Paul Gauguin was born in the Paris at the height of the 1848 Revolution. His childhood was spent in Lima but in 1865 joined the merchant marines for two years followed by three years with the French Navy. In 1871 he joined the stock exchange and painted in his spare time. He collected works by artists such as Manet, Monet and Cezanne which he studied intently. It was Camille Pissarro who was his greatest influence and in 1883 Gauguin moved to Rouen to be closer to the man. By this time, with his wife Mette Gad, he had a family based in Copenhagen. As he gave up his job he could no longer support them financially and effectively abandoned them and everything besides for his art.

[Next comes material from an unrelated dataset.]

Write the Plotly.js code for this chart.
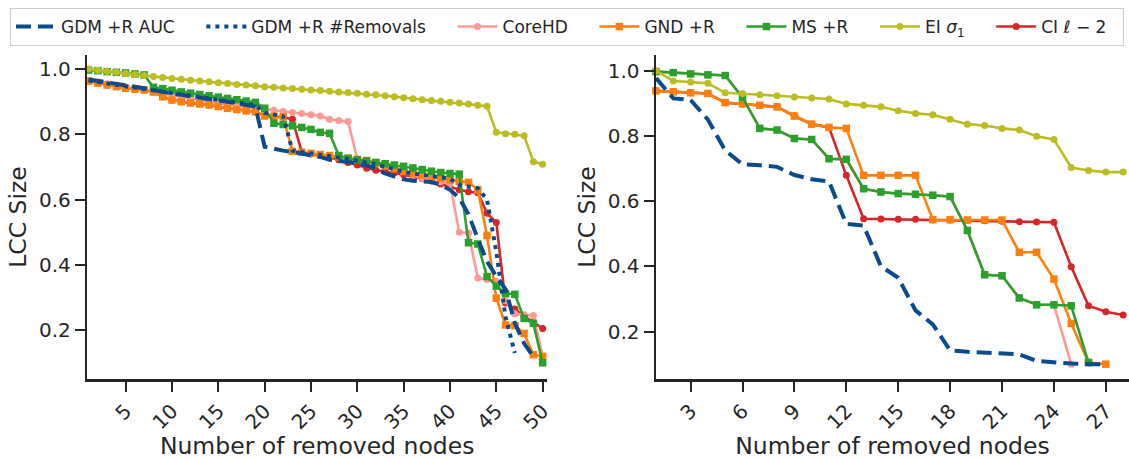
<!DOCTYPE html>
<html>
<head>
<meta charset="utf-8">
<script src="https://cdn.plot.ly/plotly-3.0.1.min.js"></script>
<style>html,body{margin:0;padding:0;background:#fff;}#chart{width:1129px;height:460px;}</style>
</head>
<body>
<div id="chart"></div>
<script>
// ---------- data: left panel ----------
const xLeft = [1,2,3,4,5,6,7,8,9,10,11,12,13,14,15,16,17,18,19,20,21,22,23,24,25,26,27,28,29,30,31,32,33,34,35,36,37,38,39,40,41,42,43,44,45,46,47,48,49,50];
const gdmAucLeft = [0.968,0.963,0.958,0.954,0.950,0.946,0.941,0.935,0.929,0.925,0.921,0.917,0.912,0.907,0.904,0.900,0.895,0.890,0.885,0.762,0.755,0.750,0.746,0.742,0.737,0.731,0.722,0.719,0.716,0.712,0.705,0.695,0.680,0.670,0.662,0.658,0.656,0.654,0.645,0.630,0.605,0.555,0.480,0.410,0.365,0.325,0.222,0.160,0.118];
const gdmRemLeft = [0.965,0.960,0.955,0.951,0.947,0.943,0.939,0.935,0.930,0.926,0.922,0.918,0.914,0.910,0.906,0.902,0.898,0.893,0.889,0.866,0.860,0.855,0.750,0.745,0.741,0.737,0.733,0.729,0.725,0.720,0.714,0.708,0.700,0.692,0.685,0.680,0.676,0.672,0.668,0.664,0.645,0.640,0.635,0.600,0.440,0.240,0.130];
const coreHDLeft = [0.965,0.960,0.955,0.950,0.945,0.940,0.935,0.930,0.925,0.920,0.915,0.910,0.905,0.900,0.896,0.892,0.888,0.885,0.882,0.876,0.874,0.870,0.867,0.864,0.860,0.856,0.846,0.842,0.839,0.725,0.718,0.710,0.702,0.695,0.688,0.675,0.665,0.660,0.655,0.650,0.500,0.498,0.360,0.355,0.350,0.290,0.250,0.247,0.245,0.120];
const gndLeft = [0.963,0.957,0.951,0.946,0.941,0.938,0.936,0.930,0.915,0.905,0.900,0.896,0.893,0.890,0.885,0.880,0.876,0.872,0.869,0.856,0.855,0.854,0.748,0.745,0.742,0.738,0.735,0.731,0.727,0.723,0.720,0.712,0.705,0.695,0.686,0.680,0.675,0.670,0.665,0.660,0.656,0.653,0.630,0.490,0.298,0.216,0.214,0.190,0.125,0.120];
const msLeft = [0.997,0.995,0.992,0.990,0.988,0.985,0.982,0.944,0.940,0.935,0.930,0.926,0.922,0.918,0.914,0.910,0.906,0.902,0.898,0.880,0.834,0.830,0.826,0.821,0.815,0.806,0.803,0.735,0.726,0.722,0.718,0.714,0.710,0.706,0.702,0.697,0.692,0.687,0.683,0.680,0.678,0.468,0.464,0.364,0.335,0.312,0.310,0.236,0.221,0.100];
const eiLeft = [1.000,0.996,0.993,0.990,0.986,0.983,0.980,0.977,0.974,0.971,0.969,0.966,0.963,0.961,0.958,0.956,0.953,0.951,0.949,0.946,0.944,0.942,0.940,0.938,0.936,0.934,0.932,0.930,0.928,0.926,0.923,0.921,0.918,0.915,0.912,0.909,0.906,0.904,0.901,0.898,0.896,0.893,0.889,0.886,0.806,0.802,0.800,0.796,0.716,0.708];
const ciLeft = [0.963,0.957,0.951,0.946,0.941,0.938,0.936,0.930,0.915,0.905,0.900,0.896,0.893,0.890,0.885,0.880,0.876,0.872,0.869,0.858,0.855,0.852,0.846,0.746,0.740,0.735,0.730,0.722,0.714,0.706,0.696,0.690,0.686,0.682,0.676,0.670,0.664,0.657,0.648,0.638,0.630,0.624,0.621,0.558,0.530,0.283,0.265,0.242,0.225,0.205];

// ---------- data: right panel ----------
const xRight = [1,2,3,4,5,6,7,8,9,10,11,12,13,14,15,16,17,18,19,20,21,22,23,24,25,26,27,28];
const gdmAucRight = [0.977,0.915,0.910,0.850,0.755,0.713,0.710,0.705,0.680,0.667,0.660,0.530,0.525,0.400,0.365,0.265,0.222,0.142,0.138,0.135,0.133,0.130,0.110,0.105,0.102,0.100,0.100];
const coreHDRight = [0.997,0.994,0.990,0.987,0.985,0.918,0.823,0.818,0.792,0.789,0.730,0.728,0.638,0.628,0.623,0.621,0.618,0.614,0.510,0.374,0.371,0.303,0.282,0.282,0.100];
const gndRight = [0.938,0.935,0.932,0.930,0.902,0.898,0.894,0.889,0.861,0.836,0.826,0.823,0.679,0.679,0.679,0.679,0.543,0.543,0.542,0.542,0.542,0.443,0.443,0.361,0.225,0.105,0.100];
const msRight = [0.997,0.994,0.990,0.987,0.985,0.918,0.823,0.818,0.792,0.789,0.730,0.728,0.638,0.628,0.623,0.621,0.618,0.614,0.510,0.374,0.371,0.303,0.282,0.282,0.279,0.105];
const eiRight = [1.000,0.968,0.965,0.961,0.932,0.930,0.926,0.923,0.919,0.916,0.913,0.898,0.894,0.889,0.877,0.869,0.865,0.851,0.836,0.832,0.823,0.818,0.799,0.789,0.703,0.694,0.689,0.689];
const ciRight = [0.938,0.935,0.932,0.930,0.902,0.898,0.894,0.889,0.861,0.836,0.826,0.679,0.546,0.545,0.544,0.544,0.543,0.542,0.541,0.540,0.538,0.537,0.536,0.535,0.399,0.279,0.261,0.251];

const leftTicks = [5,10,15,20,25,30,35,40,45,50];
const rightTicks = [3,6,9,12,15,18,21,24,27];
const yTicks = [0.2,0.4,0.6,0.8,1.0];

const names = {
  auc: 'GDM +R AUC',
  rem: 'GDM +R #Removals',
  core: 'CoreHD',
  gnd: 'GND +R',
  ms: 'MS +R',
  ei: 'EI <i>σ</i><sub>1</sub>',
  ci: 'CI <i>ℓ</i> − 2'
};
const colors = {auc:'#0b4a8c', rem:'#0b4a8c', core:'#ff9896', gnd:'#ff7f0e', ms:'#2ca02c', ei:'#bcbd22', ci:'#d62728'};
const rank = {auc:1, rem:2, core:3, gnd:4, ms:5, ei:6, ci:7};
// trailing no-break spaces only widen the gap between legend entries
const pad = {auc:4, rem:4, core:4, gnd:4, ms:4, ei:4, ci:2};

function mk(key, x, y, panel, sym) {
  const t = {
    type:'scatter', x:x.slice(0, y.length), y:y, name:names[key] + '\u00a0'.repeat(pad[key]), legendrank:rank[key],
    xaxis: panel===1 ? 'x' : 'x2', yaxis: panel===1 ? 'y' : 'y2',
    showlegend: panel===1, cliponaxis:false,
    line:{color:colors[key], width:2.6}
  };
  if (sym) { t.mode='lines+markers'; t.marker={symbol:sym, size:sym==='square'?7.5:7, color:colors[key]}; }
  else { t.mode='lines'; }
  if (key==='auc') t.line = {color:colors[key], width:4, dash:'15px,7px'};
  if (key==='rem') t.line = {color:colors[key], width:4, dash:'4px,5px'};
  return t;
}

const data = [
  mk('ci', xLeft, ciLeft, 1, 'circle'),
  mk('core', xLeft, coreHDLeft, 1, 'circle'),
  mk('gnd', xLeft, gndLeft, 1, 'square'),
  mk('ms', xLeft, msLeft, 1, 'square'),
  mk('ei', xLeft, eiLeft, 1, 'circle'),
  mk('rem', xLeft, gdmRemLeft, 1, null),
  mk('auc', xLeft, gdmAucLeft, 1, null),
  mk('ci', xRight, ciRight, 2, 'circle'),
  mk('core', xRight, coreHDRight, 2, 'circle'),
  mk('gnd', xRight, gndRight, 2, 'square'),
  mk('ms', xRight, msRight, 2, 'square'),
  mk('ei', xRight, eiRight, 2, 'circle'),
  mk('auc', xRight, gdmAucRight, 2, null)
];

const ink = '#262626';
const axBase = {
  showline:true, linewidth:2.5, linecolor:ink, ticks:'outside', ticklen:10, tickwidth:2, tickcolor:ink,
  showgrid:false, zeroline:false, tickfont:{family:'DejaVu Sans', size:20, color:ink}, fixedrange:true
};
const titleFont = {family:'DejaVu Sans', size:23.5, color:ink};
const layout = {
  width:1129, height:460, margin:{l:0, r:0, t:0, b:0},
  paper_bgcolor:'#fff', plot_bgcolor:'#fff',
  font:{family:'DejaVu Sans', color:ink},
  xaxis: Object.assign({}, axBase, {domain:[87.3/1129, 547/1129], range:[0.86, 50.47], anchor:'y',
    tickmode:'array', tickvals:leftTicks, ticktext:leftTicks.map(String), tickangle:-45,
    title:{text:'Number of removed nodes', font:titleFont, standoff:0}}),
  yaxis: Object.assign({}, axBase, {domain:[81/460, 405/460], range:[0.0505, 1.043], anchor:'x',
    tickmode:'array', tickvals:yTicks, ticktext:yTicks.map(v=>v.toFixed(1)),
    title:{text:'LCC Size', font:titleFont, standoff:6}}),
  xaxis2: Object.assign({}, axBase, {domain:[656/1129, 1], range:[1, 28.34], anchor:'y2',
    tickmode:'array', tickvals:rightTicks, ticktext:rightTicks.map(String), tickangle:-45,
    title:{text:'Number of removed nodes', font:titleFont, standoff:0}}),
  yaxis2: Object.assign({}, axBase, {domain:[81/460, 405/460], range:[0.0545, 1.048], anchor:'x2',
    tickmode:'array', tickvals:yTicks, ticktext:yTicks.map(v=>v.toFixed(1)),
    title:{text:'LCC Size', font:titleFont, standoff:6}}),
  legend:{orientation:'h', x:10/1129, xanchor:'left', y:452/460, yanchor:'top',
    font:{family:'DejaVu Sans', size:17, color:ink}, bordercolor:'#cccccc', borderwidth:1,
    bgcolor:'rgba(255,255,255,0.8)', itemwidth:40, traceorder:'normal'},
  showlegend:true
};
Plotly.newPlot('chart', data, layout, {displayModeBar:false, staticPlot:true});
</script>
</body>
</html>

He went to Brittany in 1886 and produced works such as ‘The Bathers’ which still owed a great debt to the Impressionists. However, in Pont-Aven he met Emile Bernard who introduced Gauguin to the concept of ‘cloissonism’, a visual equivalent of symbolist poetry in which only the essence of an object was expressed. This idea led to the creation of ‘Vision After The Sermon’ (1888), Gauguin’s first masterpiece. A year later he was excluded from the official Universal Exhibition in Paris but managed to hang his and his associates’ paintings in the Cafe des Arts entitling themselves, ‘The Impressionist and Synthetist Group’. Although not rousing great interest the pictures did serve to raise his profile somewhat. His paintings contained increasing amounts of religious imagery often featuring himself in the role of one of the protagonists. He used vivid colours unnaturally, reflecting his interest in primitive art forms and his desire to recapture some lost paradise from his youth.

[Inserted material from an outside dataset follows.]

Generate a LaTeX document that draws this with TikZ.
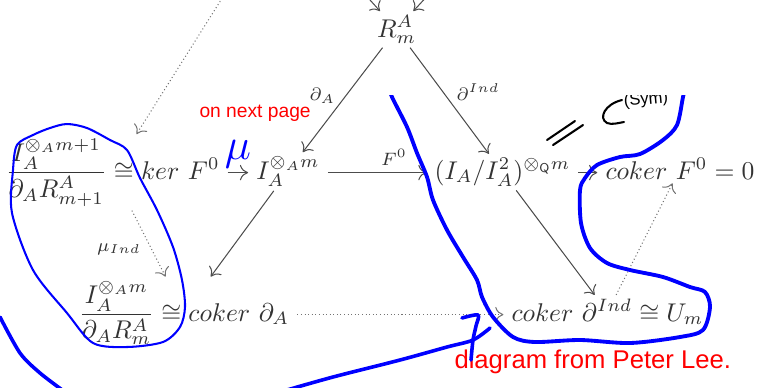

By 1891 he was gaining quite a reputation but instead of consolidating this new found success he fled to Tahiti. It was not the paradise he had been seeking yet he remained for two years and produced almost 80 paintings. Poverty and illness drove Gauguin back to France but after receiving an inheritance from the death of an uncle he headed back to Tahiti once more. In 1897 his daughter, Aline dies and falling into a deep depression completes one of his finest works, ‘Where do we come from…?’ Soon after he makes an attempted suicide then eventually takes up a post as government draughtsman in Papeete. Three years after his death a huge exhibition of his work took place at the Salon d’Automne in Paris. It is regarded as one of the most influential exhibitions of the 20thcentury. His richly coloured, highly evocative work has inspired countless artists.